The share of median income needed for monthly mortgage payments on the median U.S. home increased to 17.1%, which is the largest share of income since 2009, according to Zillow’s latest affordability report.
This is up from 15.9% in the fourth quarter of 2017, making it the second biggest quarterly increase in the mortgage burden since the housing market collapsed in 2007, according to the report.
The report states that for nine of the 35 biggest U.S. metros, mortgage payments are a bigger financial burden than they were historically from 1985-2000, when payments took up an average of 21.1% of the median income.
“For the past few years, historically low mortgage rates provided the silver lining for buyers as prices rose higher and higher. If you were able to come up with a down payment, the low rates kept monthly housing costs relatively affordable in most parts of the country,” Zillow Senior Economist Aaron Terrazas said. “Now, though, as rates are on the rise and home values are climbing at their fastest pace in 12 years, that affordability edge is getting thinner.

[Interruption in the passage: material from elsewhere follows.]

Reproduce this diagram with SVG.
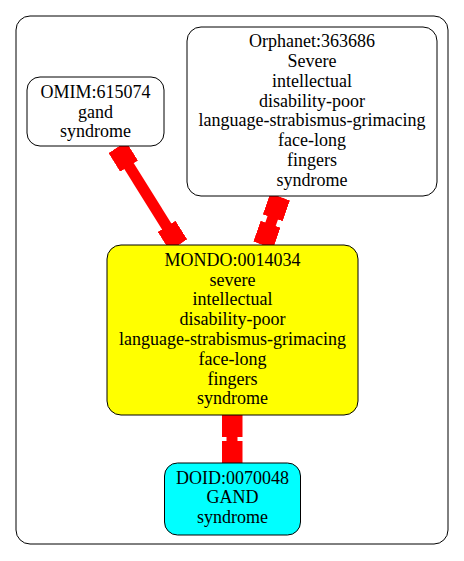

“In markets that have seen some of the biggest increases in home values, housing costs already take up a larger share of income than they did historically, making it all the more difficult for buyers,” Terrazas said.
Seven cities along the West Coast increased from their historic average of 35.8% to 51.2 % of the median income. This is the highest required in any of the top metros.
San Jose has the least affordable mortgage payments in all of the U.S., requiring more than half of the typical income, according to Zillow.
The report speculates that if mortgage rates climb to 5% next year, home shoppers in these seven markets may face greater mortgage burdens than any other buyers in U.S. history.